On 28 February 2024, the Offeror priced its EUR 300 million 6.500 per cent. Senior Unsecured Green Notes due 2029 (the “New Notes”). The New Notes are unconditionally and irrevocably guaranteed by the Guarantor. Application will be made for the New Notes to be admitted to listing and trading on the Irish Stock Exchange plc trading as Euronext Dublin. The New Notes are expected to settle on 6 March 2024.

The Offeror today announces that, subject to the satisfaction (or waiver) of the Financing Condition, it will accept for purchase EUR 213,253,000 in aggregate principal amount of Securities validly tendered pursuant to the Offer. The total purchase consideration (including Accrued Interest Payments) for Securities validly tendered and accepted for purchase pursuant to the Offer will be EUR 213,688,537.15, which will be funded using a portion of the net proceeds from the New Notes.

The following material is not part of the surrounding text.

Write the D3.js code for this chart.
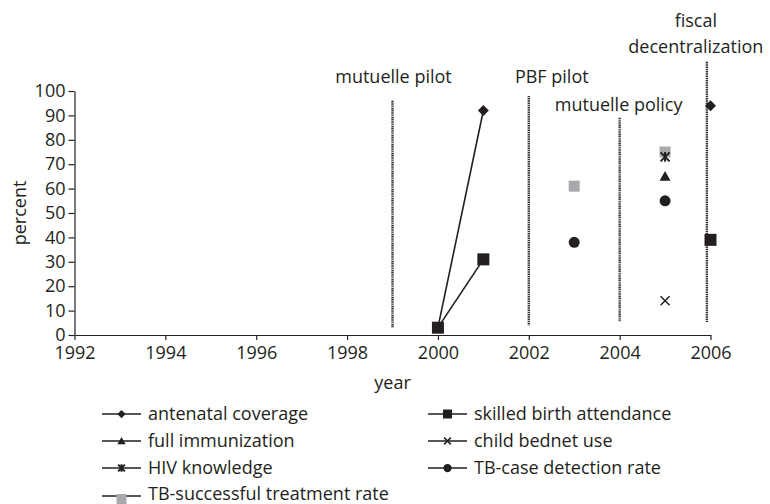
<!DOCTYPE html>
<html>
<head>
<meta charset="utf-8">
<script src="https://cdn.jsdelivr.net/npm/d3@7"></script>
<style>
  body { margin: 0; background: #fff; }
  svg text { font-family: "Open Sans", sans-serif; font-size: 18px; fill: #231f20; }
  .axis path, .axis line { stroke: #231f20; stroke-width: 1.2; }
</style>
</head>
<body>
<svg id="chart" width="770" height="504"></svg>
<script>
const width = 770;
const height = 504;

// data
const years = [2000, 2001, 2002, 2003, 2004, 2005, 2006];
const antenatal = [3, 92, null, null, null, null, 94];
const skilledBirth = [3, 31, null, null, null, null, 39];
const immunization = [null, null, null, null, null, 65, null];
const bednet = [null, null, null, null, null, 14, null];
const hivKnowledge = [null, null, null, null, null, 73, null];
const tbDetection = [null, null, null, 38, null, 55, null];
const tbTreatment = [null, null, null, 61, null, 75, null];

const seriesNames = [
  "antenatal coverage",
  "skilled birth attendance",
  "full immunization",
  "child bednet use",
  "HIV knowledge",
  "TB-case detection rate",
  "TB-successful treatment rate",
];

// policy events (vertical markers)
const eventYears = [1999, 2002, 2004, 2005.92];
const eventLabels = [
  ["mutuelle pilot"],
  ["PBF pilot"],
  ["mutuelle policy"],
  ["fiscal", "decentralization"],
];
const eventTop = [96, 98, 89, 112];
const eventBottom = [3, 4, 5.5, 5];

const xTicks = [1992, 1994, 1996, 1998, 2000, 2002, 2004, 2006];
const yTicks = [0, 10, 20, 30, 40, 50, 60, 70, 80, 90, 100];

const black = "#231f20";
const grey = "#a7a9ac";

const svg = d3.select("#chart");

const x = d3.scaleLinear().domain([1992, 2006]).range([74.5, 710.5]);
const y = d3.scaleLinear().domain([0, 100]).range([335, 91]);

// axes
svg
  .append("g")
  .attr("class", "axis")
  .attr("transform", `translate(0, ${y(0)})`)
  .call(d3.axisBottom(x).tickValues(xTicks).tickFormat(d3.format("d")).tickSize(5).tickSizeOuter(0).tickPadding(6))
  .call((g) => g.selectAll("text").style("font-size", "18px").attr("font-family", null));

svg
  .append("g")
  .attr("class", "axis")
  .attr("transform", `translate(${x(1992)}, 0)`)
  .call(d3.axisLeft(y).tickValues(yTicks).tickSize(6).tickSizeOuter(0).tickPadding(3))
  .call((g) => g.selectAll("text").style("font-size", "18px").attr("font-family", null));

svg.selectAll(".axis .domain").attr("stroke", black);
svg.selectAll(".axis .tick line").attr("stroke", black);
svg.selectAll(".axis text").attr("fill", black);

// axis titles
svg
  .append("text")
  .attr("x", (x.range()[0] + x.range()[1]) / 2)
  .attr("y", 383)
  .attr("dy", "0.35em")
  .attr("text-anchor", "middle")
  .text("year");

svg
  .append("text")
  .attr("transform", `translate(20, ${y(50)}) rotate(-90)`)
  .attr("dy", "0.35em")
  .attr("text-anchor", "middle")
  .text("percent");

// event lines
const labelDx = [1, 23, -1, -11];
const labelY = [77, 77, 105, 21];

eventYears.forEach((yr, i) => {
  svg
    .append("line")
    .attr("x1", x(yr))
    .attr("x2", x(yr))
    .attr("y1", y(eventTop[i]))
    .attr("y2", y(eventBottom[i]))
    .attr("stroke", "#333")
    .attr("stroke-width", 2.4)
    .attr("stroke-dasharray", "1.2 0.6");

  svg
    .append("text")
    .attr("text-anchor", "middle")
    .attr("x", x(yr) + labelDx[i])
    .attr("y", labelY[i])
    .selectAll("tspan")
    .data(eventLabels[i])
    .join("tspan")
    .attr("x", x(yr) + labelDx[i])
    .attr("dy", (d, j) => (j === 0 ? "0.35em" : "1.4em"))
    .text((d) => d);
});

// markers
function marker(g, type, size) {
  const h = size / 2;
  if (type === "diamond") {
    g.append("path").attr("d", `M0,${-h}L${h},0L0,${h}L${-h},0Z`).attr("fill", black);
  } else if (type === "square") {
    g.append("rect").attr("x", -h).attr("y", -h).attr("width", size).attr("height", size).attr("fill", black);
  } else if (type === "greysquare") {
    g.append("rect").attr("x", -h).attr("y", -h).attr("width", size).attr("height", size).attr("fill", grey);
  } else if (type === "triangle") {
    g.append("path").attr("d", `M0,${-h}L${h},${h * 0.8}L${-h},${h * 0.8}Z`).attr("fill", black);
  } else if (type === "circle") {
    g.append("circle").attr("r", h).attr("fill", black);
  } else if (type === "cross") {
    g.append("path")
      .attr("d", `M${-h},${-h}L${h},${h}M${-h},${h}L${h},${-h}`)
      .attr("stroke", black)
      .attr("stroke-width", 1.5);
  } else if (type === "star") {
    g.append("path")
      .attr("d", `M${-h},${-h}L${h},${h}M${-h},${h}L${h},${-h}M0,${-h * 1.1}L0,${h * 1.1}`)
      .attr("stroke", black)
      .attr("stroke-width", 2);
  }
}

const series = [
  { name: seriesNames[0], values: antenatal, type: "diamond", size: 11 },
  { name: seriesNames[1], values: skilledBirth, type: "square", size: 12 },
  { name: seriesNames[2], values: immunization, type: "triangle", size: 11 },
  { name: seriesNames[3], values: bednet, type: "cross", size: 9 },
  { name: seriesNames[4], values: hivKnowledge, type: "star", size: 9 },
  { name: seriesNames[5], values: tbDetection, type: "circle", size: 11 },
  { name: seriesNames[6], values: tbTreatment, type: "greysquare", size: 11 },
];

const line = d3
  .line()
  .defined((d) => d.v != null)
  .x((d) => x(d.year))
  .y((d) => y(d.v));

// draw in order so the gray squares sit under the other marks
const drawOrder = [6, 0, 1, 2, 3, 4, 5];
drawOrder.forEach((k) => {
  const s = series[k];
  const pts = years.map((yr, i) => ({ year: yr, v: s.values[i] }));
  svg
    .append("path")
    .datum(pts)
    .attr("d", line)
    .attr("fill", "none")
    .attr("stroke", black)
    .attr("stroke-width", 1.6);
  pts
    .filter((d) => d.v != null)
    .forEach((d) => {
      const g = svg.append("g").attr("transform", `translate(${x(d.year)}, ${y(d.v)})`);
      marker(g, s.type, s.size);
    });
});

// legend
const legendCols = [102, 428];
const legendRows = [414, 441, 468, 494];
series.forEach((s, i) => {
  const col = i % 2;
  const row = Math.floor(i / 2);
  const lx = legendCols[col];
  const ly = legendRows[row];
  const g = svg.append("g").attr("transform", `translate(${lx}, ${ly})`);
  g.append("line")
    .attr("x1", 0)
    .attr("x2", 39)
    .attr("y1", s.type === "greysquare" ? 2 : 0)
    .attr("y2", s.type === "greysquare" ? 2 : 0)
    .attr("stroke", black)
    .attr("stroke-width", 1.6);
  const m = g.append("g").attr("transform", `translate(19.5, ${s.type === "greysquare" ? 5 : 0})`);
  marker(m, s.type, s.type === "greysquare" ? 10 : s.size * 0.75);
  g.append("text")
    .attr("x", 46)
    .attr("y", 0)
    .attr("dy", "0.35em")
    .text(s.name);
});
</script>
</body>
</html>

The final results of the Offer are as follows:

Securities ISIN / Common Code Acceptance Amount Aggregate Nominal Amount of the Securities Outstanding after settlement on the Settlement Date
EUR 310,342,000 2.50 per cent Guaranteed Notes due 2024 XS1114434167 / 111443416 EUR 213,253,000 EUR 97,089,000

Subject to the satisfaction (or waiver) of the Financing Condition, the expected Settlement Date is 7 March 2024. Full details concerning the Offer are set out in the Tender Offer Memorandum.

The Offer has now expired and no further Securities can be tendered for purchase pursuant to the Offer.

Danske Bank A/S (Telephone: +45 33 64 88 51, Email: [email protected], Attention: Debt Capital Markets) and Deutsche Bank Aktiengesellschaft (Telephone: +44 20 7545 80 11; Attention: Liability Management Group) are acting as Dealer Managers for the Offer and Kroll Issuer Services Limited (Telephone: +44 20 7704 0880; Attention: Owen Morris; Email: [email protected]; Tender Offer Website: https://deals.is.kroll.com/citycon) is acting as Tender Agent for the Offer.

DISCLAIMER This announcement must be read in conjunction with the Tender Offer Memorandum. No offer or invitation to acquire any securities is being made pursuant to this announcement.

The distribution of this announcement and the Tender Offer Memorandum in certain jurisdictions may be restricted by law. Persons into whose possession this announcement and/or the Tender Offer Memorandum comes are required by each of the Offeror, the Dealer Managers and the Tender Agent to inform themselves about, and to observe, any such restrictions.

CITYCON

For further information, please contact:
Sakari Järvelä
CFO
Tel. +358 50 387 8180
[email protected]

Citycon is a leading owner, manager and developer of mixed-use real estate featuring modern, necessity-based retail with residential, office and municipal service spaces that enhance the communities in which they operate. Citycon is committed to sustainable property management in the Nordic region with assets that total approximately EUR 4.0 billion. Our centres are located in urban hubs in the heart of vibrant communities with direct connections to public transport and anchored by grocery, healthcare and other services that cater to the everyday needs of customers.

Citycon has an investment-grade credit rating from Standard & Poor's (BBB-). Citycon’s shares are listed on Nasdaq Helsinki Ltd.